# Sig P226 - PROBLEMS - HD VIDEO



## Amsdorf (Jan 19, 2012)

This is a shooting demonstration of the Sig Sauer P226, and, unfortunately, also a look at the issues this pistol has been having. Fail to feeds, and front sight is off. I know the Sig P226 is a great pistol. My friend, who loaned me this pistol, and I, are trying to get to the bottom of why he keeps having problems with this P226

Shooting the Sig Sauer P226 - With Problems - YouTube


----------



## Seanile (Mar 11, 2012)

I have owned many pistols and the P226 has been one of the best weapons so far. 2000+ rounds and not one hang up. Of course it is the elite and maybe that is the difference.


----------



## pat701 (May 27, 2012)

Amsdorf said:


> This is a shooting demonstration of the Sig Sauer P226, and, unfortunately, also a look at the issues this pistol has been having. Fail to feeds, and front sight is off. I know the Sig P226 is a great pistol. My friend, who loaned me this pistol, and I, are trying to get to the bottom of why he keeps having problems with this P226
> 
> Shooting the Sig Sauer P226 - With Problems - YouTube


Sound as if you broke your friends Sig!!! You better do him right and pay for his repairs. He will never loan you a firearm again if you don't fix what you broke!!:smt082

I am busting your stones


----------



## dondavis3 (Aug 2, 2009)

I own several Sig Sauers and have never had any problems with them.

My Sig P226 X5










That said ...

you probably need to explain in more detail the problems you're having.

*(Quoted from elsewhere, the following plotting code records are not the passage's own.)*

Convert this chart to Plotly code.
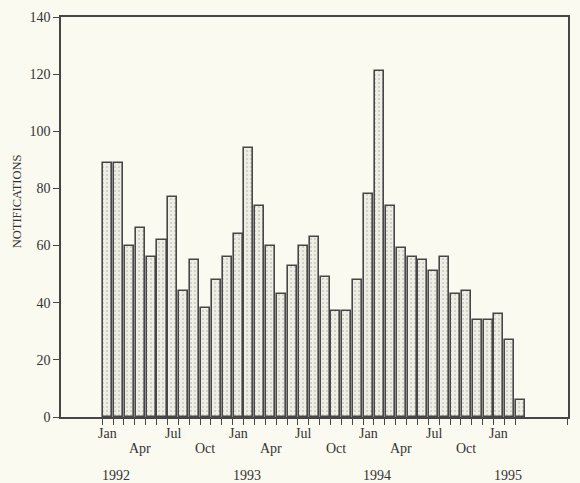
import plotly.graph_objects as go

# Monthly notifications, Jan 1992 - Mar 1995
notifications = [
    89, 89, 60, 66, 56, 62, 77, 44, 55, 38, 48, 56,   # 1992
    64, 94, 74, 60, 43, 53, 60, 63, 49, 37, 37, 48,   # 1993
    78, 121, 74, 59, 56, 55, 51, 56, 43, 44, 34, 34,  # 1994
    36, 27, 6,                                        # 1995
]
month_names = ["Jan", "Feb", "Mar", "Apr", "May", "Jun",
               "Jul", "Aug", "Sep", "Oct", "Nov", "Dec"]
labelled_months = ["Jan", "Apr", "Jul", "Oct"]
years = ["1992", "1993", "1994", "1995"]
y_ticks = [0, 20, 40, 60, 80, 100, 120, 140]

n = len(notifications)
x = list(range(n))

INK = "#333333"
LINE = "#464646"
PAPER = "#fbfaf0"
FONT = "Liberation Serif"

fig = go.Figure(
    go.Bar(
        x=x,
        y=notifications,
        width=0.83,
        marker=dict(
            color="#ecebe2",
            line=dict(color=LINE, width=1.6),
            pattern=dict(shape=".", fgcolor="#a6a69e", bgcolor="#efeee5",
                         size=4, solidity=0.22),
        ),
        hoverinfo="x+y",
    )
)

x_min, x_max = -4.29, 42.35
# Ticks sit on the month boundaries
boundaries = [i - 0.5 for i in range(n)] + [x_max - 0.01]

annotations = []
for i in range(n):
    name = month_names[i % 12]
    if name in labelled_months:
        row = 0 if name in ("Jan", "Jul") else 1
        annotations.append(dict(
            x=i, y=0, xref="x", yref="paper", text=name, showarrow=False,
            yanchor="middle", yshift=-16 - 15 * row,
            font=dict(family=FONT, size=14, color=INK)))
for k, yr in enumerate(years):
    annotations.append(dict(
        x=12 * k + 0.8, y=0, xref="x", yref="paper", text=yr, showarrow=False,
        yanchor="middle", yshift=-58,
        font=dict(family=FONT, size=14, color=INK)))
annotations.append(dict(
    x=0, y=75.5, xref="paper", yref="y", xshift=-44, text="NOTIFICATIONS",
    showarrow=False, textangle=-90, xanchor="center", yanchor="middle",
    font=dict(family=FONT, size=12.5, color=INK)))

fig.update_layout(
    width=580, height=483,
    margin=dict(l=61, r=10, t=16, b=66),
    paper_bgcolor=PAPER, plot_bgcolor=PAPER,
    showlegend=False,
    annotations=annotations,
    xaxis=dict(
        range=[x_min, x_max],
        tickmode="array", tickvals=boundaries, ticktext=[""] * len(boundaries),
        ticks="outside", ticklen=6, tickwidth=1.3, tickcolor=LINE,
        showline=True, linecolor=LINE, linewidth=1.5, mirror=True,
        showgrid=False, zeroline=False,
    ),
    yaxis=dict(
        range=[0, 140],
        tickmode="array", tickvals=y_ticks,
        ticks="outside", ticklen=6, tickwidth=1.3, tickcolor=LINE,
        tickfont=dict(family=FONT, size=14, color=INK),
        showline=True, linecolor=LINE, linewidth=1.5, mirror=True,
        showgrid=False, zeroline=False,
    ),
    bargap=0,
)

fig.write_html("out.html")
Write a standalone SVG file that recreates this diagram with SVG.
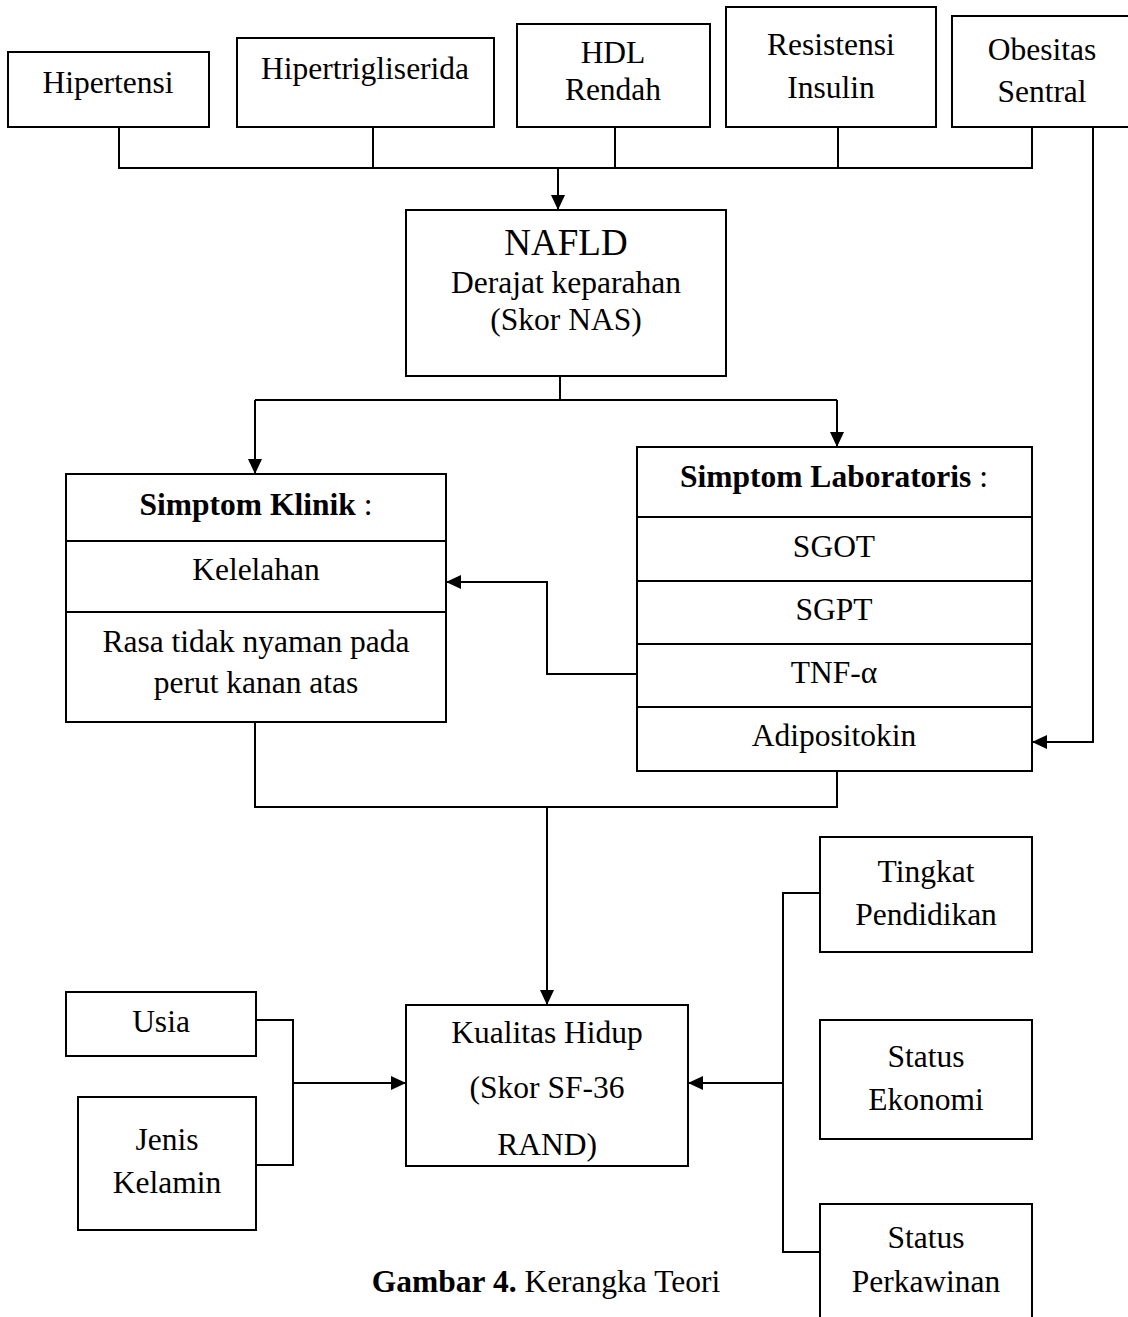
<svg xmlns="http://www.w3.org/2000/svg" width="1128" height="1317" viewBox="0 0 1128 1317">
<style>
.box{fill:#fff;stroke:#000;stroke-width:2}
.t{font-family:"Liberation Serif","Times New Roman",serif;font-size:31.5px;fill:#000;text-anchor:middle}
.b{font-weight:bold}
.big{font-size:37px}
.c{fill:none;stroke:#000;stroke-width:2}
.a{fill:none;stroke:#000;stroke-width:2;marker-end:url(#ah)}
</style>
<defs>
<marker id="ah" markerUnits="userSpaceOnUse" markerWidth="15" markerHeight="14" refX="15" refY="7" orient="auto">
<path d="M0,0 L15,7 L0,14 z" fill="#000"/>
</marker>
</defs>
<rect width="1128" height="1317" fill="#fff"/>
<g id="connectors">
<path class="c" d="M119,127 V168 H1032 V127"/>
<path class="c" d="M373,127 V168"/>
<path class="c" d="M615,127 V168"/>
<path class="c" d="M838,127 V168"/>
<path class="a" d="M558,168 V210"/>
<path class="c" d="M560,376 V400"/>
<path class="c" d="M255,400 H837"/>
<path class="a" d="M255,400 V474"/>
<path class="a" d="M837,400 V447"/>
<path class="a" d="M1093,127 V742 H1032"/>
<path class="a" d="M637,674 H547 V582 H446"/>
<path class="c" d="M255,722 V807 H837 V771"/>
<path class="a" d="M547,807 V1005"/>
<path class="c" d="M256,1020 H293 V1165 H256"/>
<path class="a" d="M293,1083 H406"/>
<path class="c" d="M820,893 H783 V1252 H820"/>
<path class="a" d="M783,1083 H688"/>
</g>
<g id="hipertensi">
<rect class="box" x="8" y="52" width="201" height="75"/>
<text class="t" x="108" y="93">Hipertensi</text>
</g>
<g id="hipertrigliserida">
<rect class="box" x="237" y="38" width="257" height="89"/>
<text class="t" x="365" y="79">Hipertrigliserida</text>
</g>
<g id="hdl">
<rect class="box" x="517" y="24" width="193" height="103"/>
<text class="t" x="613" y="63">HDL</text>
<text class="t" x="613" y="100">Rendah</text>
</g>
<g id="resistensi">
<rect class="box" x="726" y="7" width="210" height="120"/>
<text class="t" x="831" y="55">Resistensi</text>
<text class="t" x="831" y="98">Insulin</text>
</g>
<g id="obesitas">
<rect class="box" x="952" y="16" width="186" height="111"/>
<text class="t" x="1042" y="60">Obesitas</text>
<text class="t" x="1042" y="102">Sentral</text>
</g>
<g id="nafld">
<rect class="box" x="406" y="210" width="320" height="166"/>
<text class="t big" x="566" y="255">NAFLD</text>
<text class="t" x="566" y="293">Derajat keparahan</text>
<text class="t" x="566" y="330">(Skor NAS)</text>
</g>
<g id="simptom-klinik">
<rect class="box" x="66" y="474" width="380" height="248"/>
<path class="c" d="M66,541 H446 M66,612 H446"/>
<text class="t" x="256" y="515"><tspan class="b">Simptom Klinik</tspan> :</text>
<text class="t" x="256" y="580">Kelelahan</text>
<text class="t" x="256" y="652">Rasa tidak nyaman pada</text>
<text class="t" x="256" y="693">perut kanan atas</text>
</g>
<g id="simptom-lab">
<rect class="box" x="637" y="447" width="395" height="324"/>
<path class="c" d="M637,517 H1032 M637,581 H1032 M637,644 H1032 M637,707 H1032"/>
<text class="t" x="834" y="487"><tspan class="b">Simptom Laboratoris</tspan> :</text>
<text class="t" x="834" y="557">SGOT</text>
<text class="t" x="834" y="620">SGPT</text>
<text class="t" x="834" y="683">TNF-α</text>
<text class="t" x="834" y="746">Adipositokin</text>
</g>
<g id="kualitas-hidup">
<rect class="box" x="406" y="1005" width="282" height="161"/>
<text class="t" x="547" y="1043">Kualitas Hidup</text>
<text class="t" x="547" y="1098">(Skor SF-36</text>
<text class="t" x="547" y="1155">RAND)</text>
</g>
<g id="usia">
<rect class="box" x="66" y="992" width="190" height="64"/>
<text class="t" x="161" y="1032">Usia</text>
</g>
<g id="jenis-kelamin">
<rect class="box" x="78" y="1097" width="178" height="133"/>
<text class="t" x="167" y="1150">Jenis</text>
<text class="t" x="167" y="1193">Kelamin</text>
</g>
<g id="tingkat-pendidikan">
<rect class="box" x="820" y="837" width="212" height="115"/>
<text class="t" x="926" y="882">Tingkat</text>
<text class="t" x="926" y="925">Pendidikan</text>
</g>
<g id="status-ekonomi">
<rect class="box" x="820" y="1020" width="212" height="119"/>
<text class="t" x="926" y="1067">Status</text>
<text class="t" x="926" y="1110">Ekonomi</text>
</g>
<g id="status-perkawinan">
<rect class="box" x="820" y="1204" width="212" height="130"/>
<text class="t" x="926" y="1248">Status</text>
<text class="t" x="926" y="1292">Perkawinan</text>
</g>
<g id="caption">
<text class="t" x="546" y="1292"><tspan class="b">Gambar 4.</tspan> Kerangka Teori</text>
</g>
</svg>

if you'd like some helpful suggestions.

:smt1099


----------



## FNISHR (Aug 9, 2011)

My P226 is one of my favorite pistols ever.


----------



## denner (Jun 3, 2011)

Is it a German P226 or USA? W/ any semi-auto you need to look at the following, or at least deduct these from the mix. How old is the pistol? When's the last time the recoil spring had a change, magazine springs, extractor and spring. Are the sights adjustable? If so, bench rest the pistol, get a group, and drift the rear sight accordingly. Or, get a gunsmith to check it out, or call Sig, more than likely Sig would want you to send it in for service. Very rare to find a P226 w/ problems, but any semi-auto may malfunction w/ old recoil springs, mag springs, worn extractor and spring etc........


----------